== THE EXERCISE ==
Repeat the material verbatim and drop the pictures.
+ + + + +
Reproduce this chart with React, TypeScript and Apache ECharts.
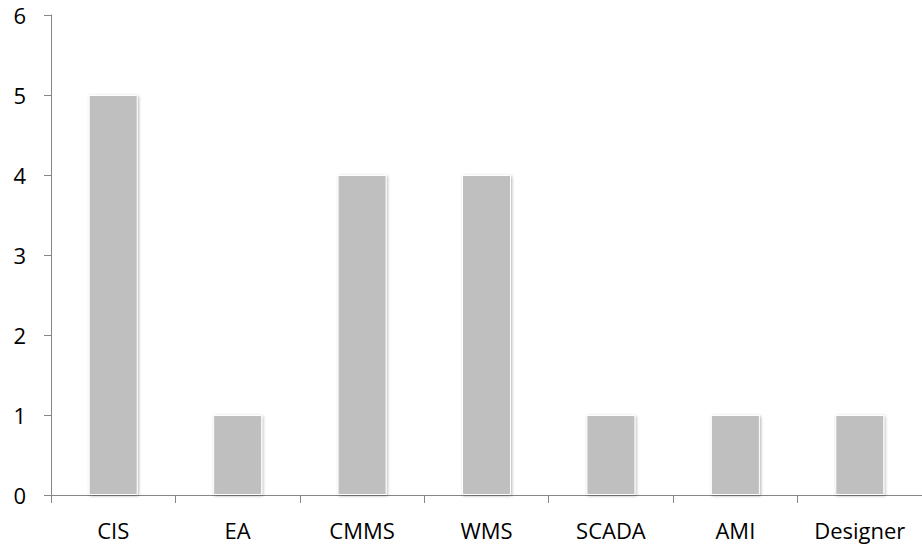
import React, { useEffect, useRef } from "react";
import * as echarts from "echarts";

const categories = ["CIS", "EA", "CMMS", "WMS", "SCADA", "AMI", "Designer"];
const values = [5, 1, 4, 4, 1, 1, 1];

export default function App() {
  const ref = useRef<HTMLDivElement>(null);
  useEffect(() => {
    if (!ref.current) return;
    const chart = echarts.init(ref.current, undefined, { renderer: "svg" });
    const axisColor = "#868686";
    const font = "'Open Sans', 'Noto Sans', sans-serif";
    chart.setOption({
      animation: false,
      backgroundColor: "#ffffff",
      grid: { left: 51, top: 15, bottom: 49, right: -4, containLabel: false },
      xAxis: {
        type: "category",
        data: categories,
        axisLine: { show: true, lineStyle: { color: axisColor, width: 1 } },
        axisTick: { show: true, length: 8, lineStyle: { color: axisColor } },
        axisLabel: { color: "#000", fontSize: 22, fontFamily: font, margin: 24, interval: 0 },
        splitLine: { show: false },
      },
      yAxis: {
        type: "value",
        min: 0,
        max: 6,
        interval: 1,
        axisLine: { show: true, lineStyle: { color: axisColor, width: 1 } },
        axisTick: { show: true, length: 7, lineStyle: { color: axisColor } },
        axisLabel: { color: "#000", fontSize: 22, fontFamily: font, margin: 25 },
        splitLine: { show: false },
      },
      series: [
        {
          type: "bar",
          data: values,
          barWidth: 49,
          itemStyle: {
            color: "#bfbfbf",
            borderColor: "#ffffff",
            borderWidth: 1,
            shadowBlur: 3,
            shadowColor: "rgba(0,0,0,0.3)",
            shadowOffsetX: 1,
            shadowOffsetY: 1,
          },
        },
      ],
    });
    return () => chart.dispose();
  }, []);
  return (
    <div
      ref={ref}
      style={{ position: "fixed", left: 0, top: 0, width: 922, height: 544, overflow: "hidden" }}
    />
  );
}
+ + + + +
== FINAL ANSWER ==
Reproduce this chart with React, TypeScript and Apache ECharts.
import React, { useEffect, useRef } from "react";
import * as echarts from "echarts";

const categories = ["CIS", "EA", "CMMS", "WMS", "SCADA", "AMI", "Designer"];
const values = [5, 1, 4, 4, 1, 1, 1];

export default function App() {
  const ref = useRef<HTMLDivElement>(null);
  useEffect(() => {
    if (!ref.current) return;
    const chart = echarts.init(ref.current, undefined, { renderer: "svg" });
    const axisColor = "#868686";
    const font = "'Open Sans', 'Noto Sans', sans-serif";
    chart.setOption({
      animation: false,
      backgroundColor: "#ffffff",
      grid: { left: 51, top: 15, bottom: 49, right: -4, containLabel: false },
      xAxis: {
        type: "category",
        data: categories,
        axisLine: { show: true, lineStyle: { color: axisColor, width: 1 } },
        axisTick: { show: true, length: 8, lineStyle: { color: axisColor } },
        axisLabel: { color: "#000", fontSize: 22, fontFamily: font, margin: 24, interval: 0 },
        splitLine: { show: false },
      },
      yAxis: {
        type: "value",
        min: 0,
        max: 6,
        interval: 1,
        axisLine: { show: true, lineStyle: { color: axisColor, width: 1 } },
        axisTick: { show: true, length: 7, lineStyle: { color: axisColor } },
        axisLabel: { color: "#000", fontSize: 22, fontFamily: font, margin: 25 },
        splitLine: { show: false },
      },
      series: [
        {
          type: "bar",
          data: values,
          barWidth: 49,
          itemStyle: {
            color: "#bfbfbf",
            borderColor: "#ffffff",
            borderWidth: 1,
            shadowBlur: 3,
            shadowColor: "rgba(0,0,0,0.3)",
            shadowOffsetX: 1,
            shadowOffsetY: 1,
          },
        },
      ],
    });
    return () => chart.dispose();
  }, []);
  return (
    <div
      ref={ref}
      style={{ position: "fixed", left: 0, top: 0, width: 922, height: 544, overflow: "hidden" }}
    />
  );
}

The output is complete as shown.